Using some of the developer's gross sales numbers, their ratios of use for various size machines (TL, F25, F40 & F50 lbs), their suggested prices and allowing for seasonal fluctuations, I got "turn" rates as high as 11 on top loaders.

Now I don't know how fast the machines are at washing (would love input saving me from getting out my stop watch.) but 11 turns for each and every TL each day for a month seems excessive to me.

What do you experience in "turns" on your high profit washes?

Is there a natural smoothing of the numbers that happens, meaning instead of having TL =11, F25 = 5, F40 = 4, & F50 =3 the customer migrate to available equipment and the final ratio looks more like TL=8, F25=8, F40=3, F50=3?

Gary C
12-06-2002, 02:31 PM
I would think anything over 10 would cause problems. On some weekends my 40# will do 10 turns. The problem I see is over crowding at the mat hence unhappy customers or someone like me comming in and building a new mat close to you. That's what prompded me to build the one down the street had waiting lines.
I really don't think I want the problems that to many turns bring.
I like money but it's not everything.
Gary

Lar Hylobates
12-06-2002, 04:36 PM
Turns become a problem at 6-12 depending on the layout of the store.

If you have an older store with 4' to 6' wide walkways, fronts facing each other or any of the other screwed up scenarios, your turns will cap at 6 before customers have trouble.

A newer, better designed store with 8' wide isles or wider and a nice mix of machines could see 10 turns with little difficulty.


I think it is sake to say that turns above 6 are exceptions and very nice stores. The average laundry business is probably hanging in 3 to 5 TPD.

To answer your last question, in my store I find the TPD per type of machine to have steadied out quite a bit, but I have also done quite a bit of balancing the machine counts and my store is definitely at capacity, possible forcing customers to use whatever is available.

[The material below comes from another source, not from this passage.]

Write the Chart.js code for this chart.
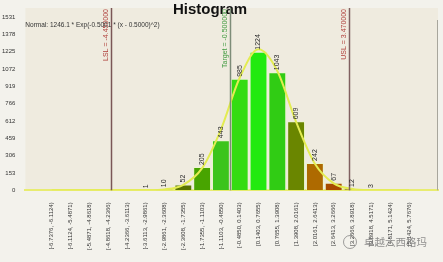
<!DOCTYPE html>
<html>
<head>
<meta charset="utf-8">
<script src="https://cdn.jsdelivr.net/npm/chart.js@4.4.1/dist/chart.umd.min.js"></script>
<style>
    html, body { margin: 0; padding: 0; background: #f3f2ec; }
    canvas { display: block; }
</style>
</head>
<body>
<canvas id="histogram-chart" width="443" height="262"></canvas>
<script>
const binEdges = [-6.7376, -6.1124, -5.4871, -4.8618, -4.2366, -3.6113, -2.9861, -2.3608, -1.7355, -1.1103,
    -0.4850, 0.1403, 0.7655, 1.3908, 2.0161, 2.6413, 3.2666, 3.8918, 4.5171, 5.1424, 5.7676];
const binLabels = ['[-6.7376, -6.1124)', '[-6.1124, -5.4871)', '[-5.4871, -4.8618)', '[-4.8618, -4.2366)',
    '[-4.2366, -3.6113)', '[-3.6113, -2.9861)', '[-2.9861, -2.3608)', '[-2.3608, -1.7355)',
    '[-1.7355, -1.1103)', '[-1.1103, -0.4850)', '[-0.4850, 0.1403)', '[0.1403, 0.7655)',
    '[0.7655, 1.3908)', '[1.3908, 2.0161)', '[2.0161, 2.6413)', '[2.6413, 3.2666)',
    '[3.2666, 3.8918)', '[3.8918, 4.5171)', '[4.5171, 5.1424)', '[5.1424, 5.7676)'];
const counts = [0, 0, 0, 0, 0, 1, 10, 52, 205, 443, 985, 1224, 1043, 609, 242, 67, 12, 3, 0, 0];
const normalFit = [0, 0, 0, 0, 0.1, 0.9, 8, 49, 196, 537, 994, 1245, 1054, 604, 234, 61, 11, 1.3, 0.1, 0];
const yTickLabels = [0, 153, 306, 459, 612, 766, 919, 1072, 1225, 1378, 1531];
const specLines = [
    { label: 'LSL = -4.450000', value: -4.45, color: '#7a5656', text: '#b0403c' },
    { label: 'Target = -0.500000', value: -0.5, color: '#7d8c78', text: '#3f9a3f' },
    { label: 'USL = 3.470000', value: 3.47, color: '#806060', text: '#b0403c' }
];
const titleText = 'Histogram';
const fitText = 'Normal: 1246.1 * Exp(-0.5001 * (x - 0.5000)^2)';
const watermarkText = '卓越六西格玛';

const barColors = ['#5a6a10', '#5a6a10', '#5a6a10', '#5a6a10', '#5a6a10', '#5a6a10', '#4c6408', '#587400',
    '#48a400', '#3cc41c', '#34dc12', '#22ea10', '#30cc14', '#6a8600', '#ae6a00', '#a84a00', '#7a3600', '#7a3600',
    '#7a3600', '#7a3600'];

document.addEventListener('DOMContentLoaded', function() {
    const binCenters = binLabels.map((_, i) => (binEdges[i] + binEdges[i + 1]) / 2);
    const baseFont = 'Arial, "Liberation Sans", sans-serif';

    const backgroundPlugin = {
        id: 'backgroundPlugin',
        beforeDraw(chart) {
            const { ctx, chartArea } = chart;
            ctx.save();
            ctx.fillStyle = '#f3f2ec';
            ctx.fillRect(0, 0, chart.width, chart.height);
            ctx.fillStyle = '#efebdf';
            ctx.fillRect(chartArea.left, 8, chartArea.right - chartArea.left, chartArea.bottom - 8);
            ctx.restore();
        }
    };

    const annotationPlugin = {
        id: 'annotationPlugin',
        afterDatasetsDraw(chart) {
            const { ctx, chartArea, scales } = chart;
            ctx.save();

            // title
            ctx.fillStyle = '#111';
            ctx.font = 'bold 15px ' + baseFont;
            ctx.textAlign = 'center';
            ctx.textBaseline = 'middle';
            ctx.fillText(titleText, 210, 10);

            // right border of the plot
            ctx.strokeStyle = '#a8a69c';
            ctx.lineWidth = 1;
            ctx.beginPath();
            ctx.moveTo(chartArea.right - 0.5, 20);
            ctx.lineTo(chartArea.right - 0.5, chartArea.bottom);
            ctx.stroke();

            // spec limit lines
            specLines.forEach(spec => {
                const x = Math.round(scales.x.getPixelForValue(spec.value)) + 0.5;
                ctx.strokeStyle = spec.color;
                ctx.lineWidth = 1.5;
                ctx.beginPath();
                ctx.moveTo(x, 8);
                ctx.lineTo(x, chartArea.bottom);
                ctx.stroke();

                ctx.save();
                ctx.translate(x - 2, 9);
                ctx.rotate(-Math.PI / 2);
                ctx.fillStyle = spec.text;
                ctx.font = '7px ' + baseFont;
                ctx.textAlign = 'right';
                ctx.textBaseline = 'bottom';
                ctx.fillText(spec.label, 0, 0);
                ctx.restore();
            });

            // bar value labels
            const meta = chart.getDatasetMeta(0);
            ctx.fillStyle = '#2a2a2a';
            ctx.font = '7px ' + baseFont;
            meta.data.forEach((bar, i) => {
                if (!counts[i]) return;
                ctx.save();
                ctx.translate(bar.x, bar.y - 2);
                ctx.rotate(-Math.PI / 2);
                ctx.textAlign = 'left';
                ctx.textBaseline = 'middle';
                ctx.fillText(String(counts[i]), 0, 0);
                ctx.restore();
            });

            // fit equation
            ctx.fillStyle = '#333';
            ctx.font = '6.5px ' + baseFont;
            ctx.textAlign = 'left';
            ctx.textBaseline = 'middle';
            ctx.fillText(fitText, chartArea.left, 25);

            // watermark
            ctx.strokeStyle = 'rgba(120,120,120,0.7)';
            ctx.lineWidth = 1;
            ctx.beginPath();
            ctx.arc(350, 242, 6.5, 0, Math.PI * 2);
            ctx.stroke();
            ctx.fillStyle = 'rgba(110,110,110,0.75)';
            ctx.font = '10.5px "Noto Sans CJK SC", sans-serif';
            ctx.fillText(watermarkText, 364, 242);

            ctx.restore();
        }
    };

    const ctx = document.getElementById('histogram-chart').getContext('2d');
    const histogramChart = new Chart(ctx, {
        type: 'bar',
        data: {
            datasets: [{
                type: 'bar',
                label: 'Count',
                data: binCenters.map((x, i) => ({ x: x, y: counts[i] })),
                backgroundColor: barColors,
                borderColor: 'rgba(235,250,200,0.7)',
                borderWidth: 1,
                barPercentage: 0.95,
                categoryPercentage: 1,
                order: 1
            }, {
                type: 'line',
                label: 'Normal',
                data: binCenters.map((x, i) => ({ x: x, y: normalFit[i] })),
                borderColor: '#e3ec52',
                borderWidth: 2,
                pointRadius: 0,
                cubicInterpolationMode: 'monotone',
                order: 0
            }]
        },
        options: {
            responsive: false,
            animation: false,
            devicePixelRatio: 1,
            layout: { padding: { top: 17, left: 0, right: 5, bottom: 8 } },
            plugins: {
                legend: { display: false },
                tooltip: { enabled: false },
                title: { display: false }
            },
            scales: {
                x: {
                    type: 'linear',
                    min: -6.96,
                    max: 6.08,
                    grid: { display: false },
                    border: { display: true, color: '#e8ec70', width: 2 },
                    afterBuildTicks: scale => {
                        scale.ticks = binCenters.map(v => ({ value: v }));
                    },
                    ticks: {
                        autoSkip: false,
                        maxRotation: 90,
                        minRotation: 90,
                        padding: 4,
                        color: '#333',
                        font: { family: baseFont, size: 6 },
                        callback: (value, index) => binLabels[index]
                    }
                },
                y: {
                    min: 0,
                    max: 1531,
                    grid: { display: false },
                    border: { display: false },
                    afterBuildTicks: scale => {
                        scale.ticks = yTickLabels.map(v => ({ value: v }));
                    },
                    ticks: {
                        padding: 2,
                        color: '#333',
                        font: { family: baseFont, size: 6 },
                        callback: value => String(value)
                    }
                }
            }
        },
        plugins: [backgroundPlugin, annotationPlugin]
    });
});
</script>
</body>
</html>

I would be wery wary of believing in any distributor projections, especially above 3 TPD. If you need 9 to make money you need to pass.

Good luck monkey.

pete f
12-06-2002, 06:20 PM
those brokers sure can show you how to make money with a spreadsheet. If you are in a very dense population maybe 5-6 turns a day, if you are urban maybe 3. That may mean 10 turns on Sunday and 2 turns per day on Wed, Thur and Fri....10 every day? that is beyound anything I have seen, maybe someone else can verify a number like that. This is why they like to sell alot of machines and make the store huge... 10 turns times 40 washers is $$$$$$$$$$$$$ you are rich!

ChuckB
12-06-2002, 11:00 PM
Originally posted by Hylobates Lar

I think it is safe to say that turns above 6 are exceptions and very nice stores. The average laundry business is probably hanging in 3 to 5 TPD.

The sense I get out of your reply is "turns per day" could be an excellent management tool. Manipulate the prices on your machines to spread the wealth, when you reach your "turn per day limit" raise your prices!

Lar Hylobates
12-06-2002, 11:33 PM
Ahhh..to be young and ambitious again.